On the other hand, when a layer 7 load balancer is used the SSL terminiation will reveal the full URL and the health probes will be able to determine health checks on a per protocol level (yes that means that, if for example, the OWA was not working properly only owa traffic will be directed away from that server.)

There is a way around all of this though as the above is true when a single namespace is used ( If you were to set up a namespace per protocol (,, etc) you would be able to use a layer 4 load balancer and have health check on a per protocol level

Print | posted on Thursday, March 21, 2013 10:26 AM | Filed Under [ None ]



# re: Exchange 2013: The Client Access Server


Great article. I'm in the middle of setting up an Exchange 2013 environment. We are currently running 2007 with all roles installed on 1 server... The new build out will be the following:

Ex2013a=Both roles installed
Ex2013b=Both roles installed

Server specs:
HP DL380 Gen8
32 GIGS-Ram

We don't want to spend money on a load balancer. How can we make this design semi-redudant. DNS? What happens if Ex2013a server goes down?

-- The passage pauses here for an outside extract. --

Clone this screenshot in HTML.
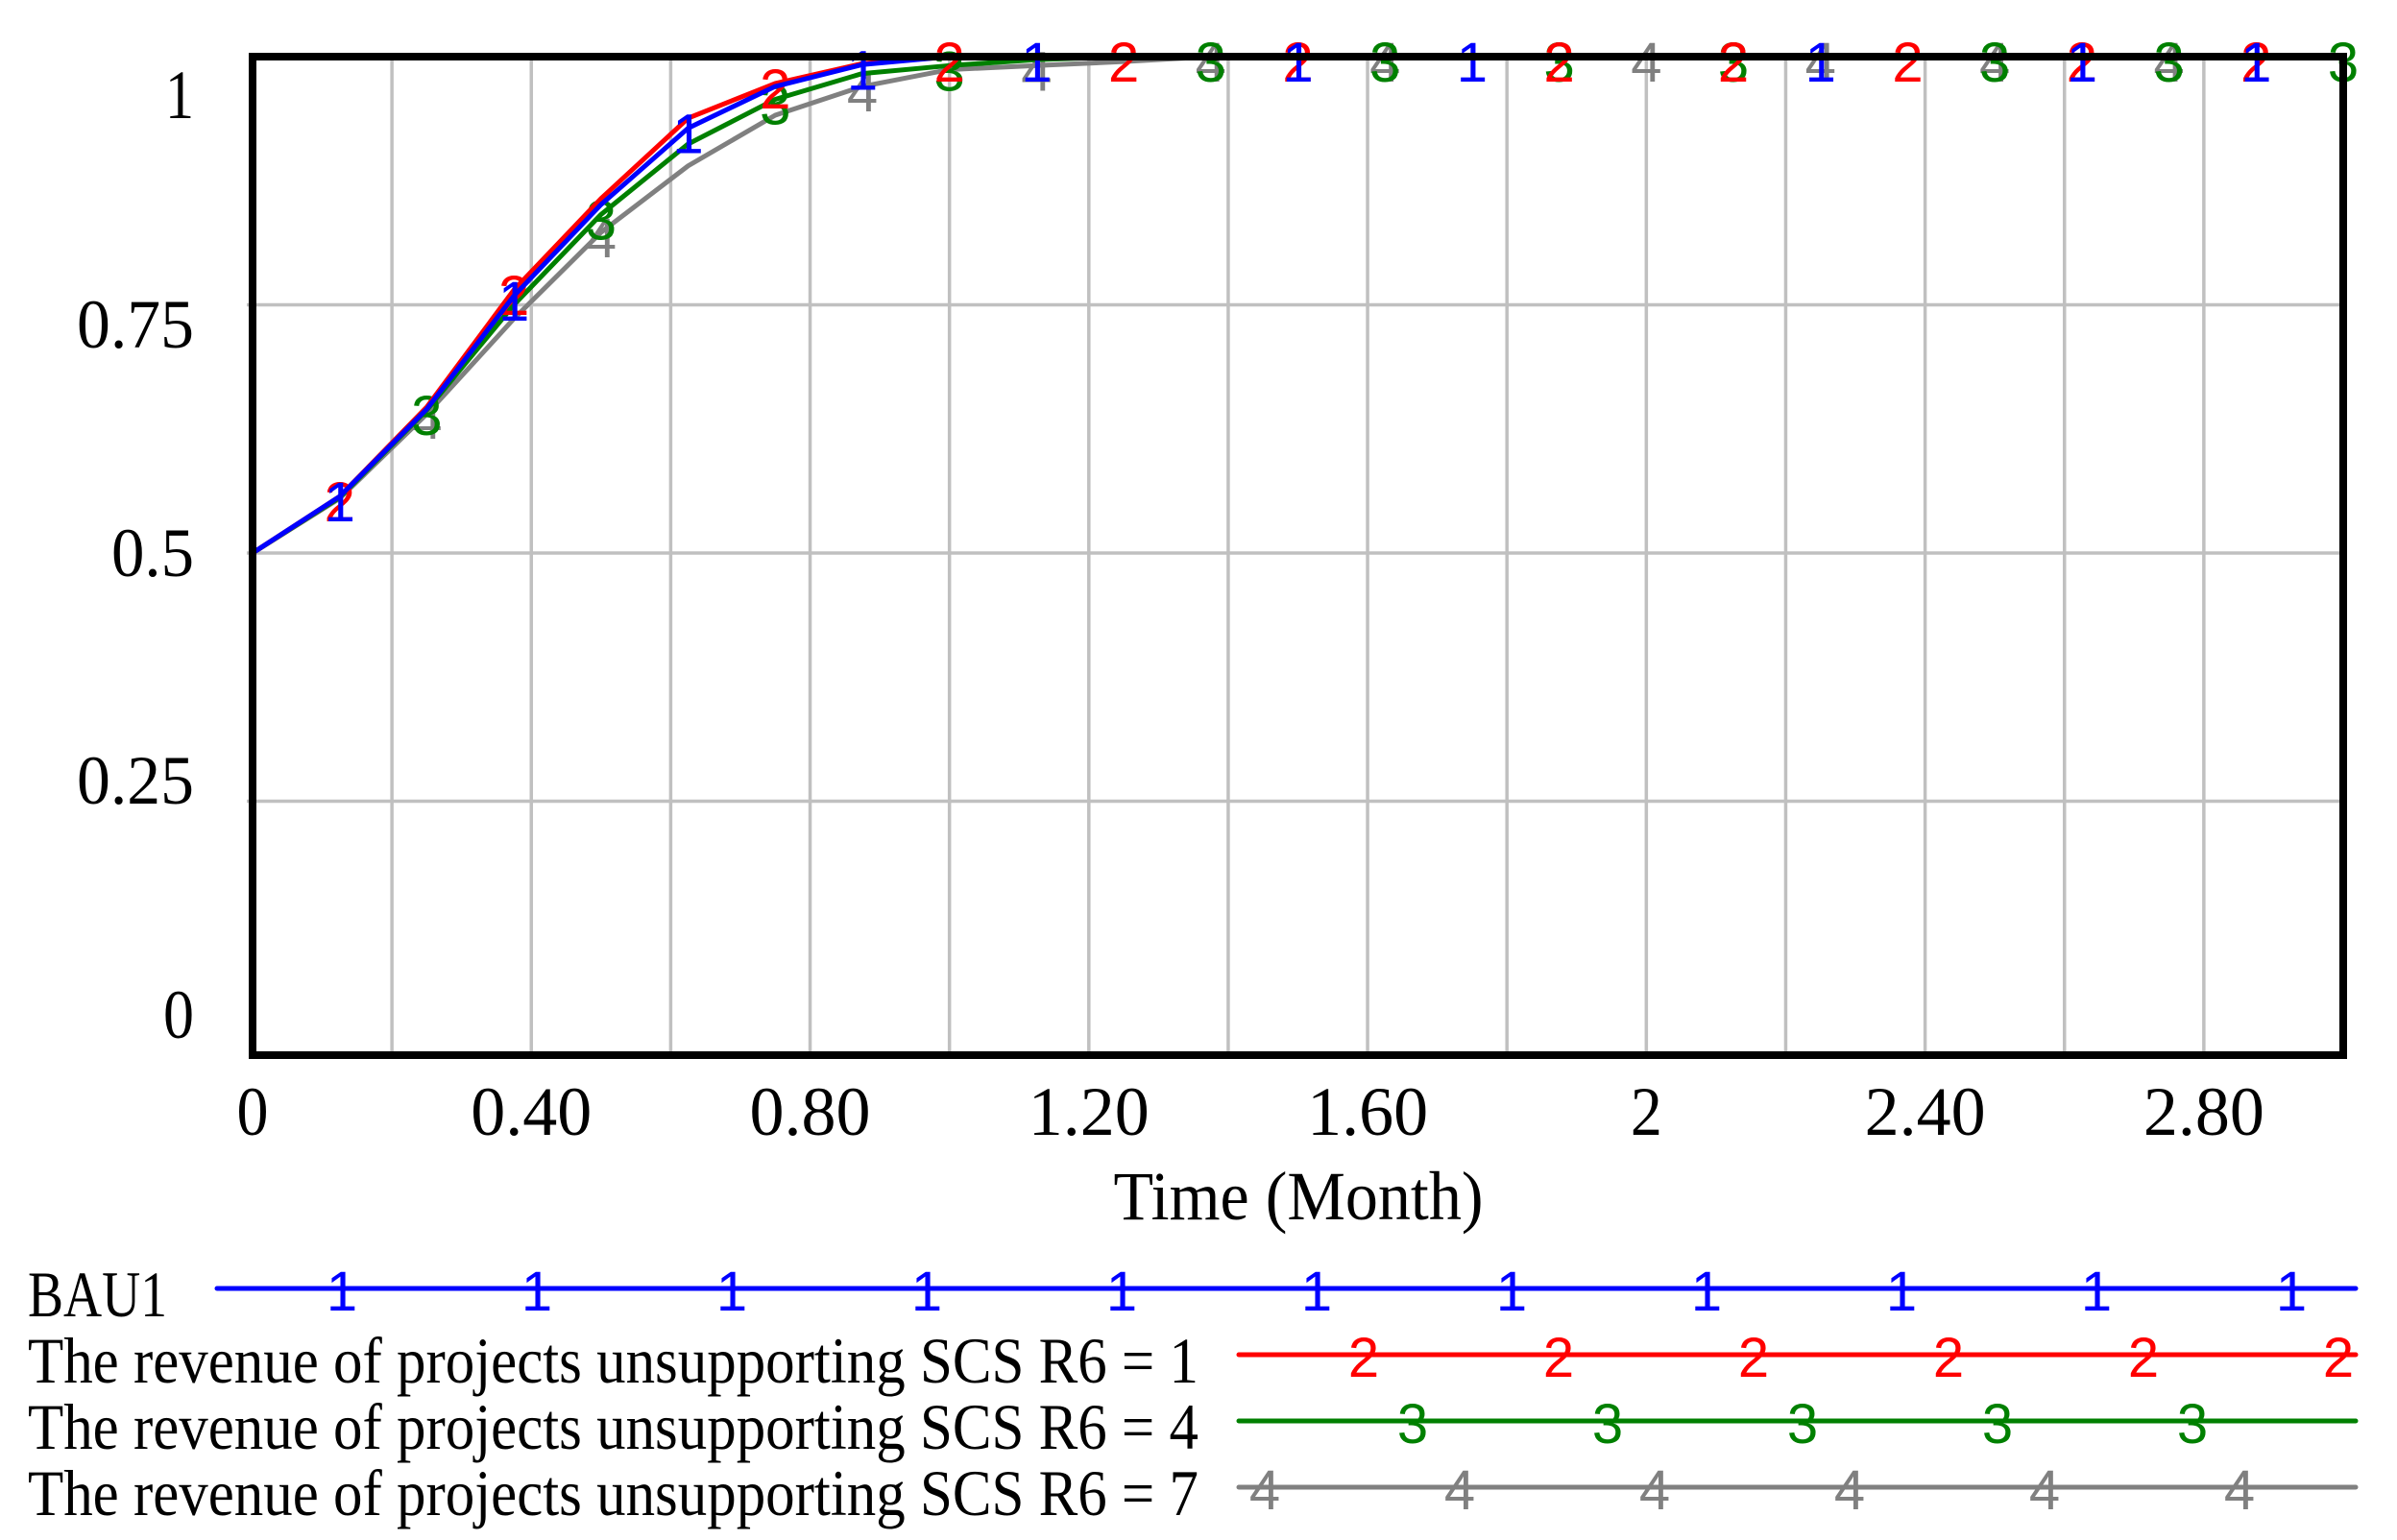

We also can't use NLB because CAS/Mailbox roles needs to be separated out.

Any recommendations? Thoughts?

Our current 2007 store is about 120 gigs in total. Any advice or comments would be appreciated.

5/21/2013 9:51 PM | Joel

# re: Exchange 2013: The Client Access Server

DNS round robin would be your only option. And that isn't really redundant as you will still be sending connections to a failing server. You can get a HLB quite cheaply already, you don't need a layer 7 device, a layer 4 will do but you would need more names on the certificate if you are publishing to the internet...
5/21/2013 11:49 PM | Marc

# re: Exchange 2013: The Client Access Server

I have a coexistance o Exchange 2010 and 2013. Mail flow between the servers is working perfectly. The roles on Exchange 2013 Servers are installed separatly.
Clients on 2013 server cannot connect to automatically to the server, only manual.
What should I do?
1/9/2014 11:49 AM | Constantin

# re: Exchange 2013: The Client Access Server

Hey Joel,

I would look at ARR (Application Request Routing) as an option. You can set it up to do health checks and then forward requests accordingly.


1/13/2014 6:18 AM | Parth

# re: Exchange 2013: The Client Access Server

I've been discussing the issue constantin has been having offline.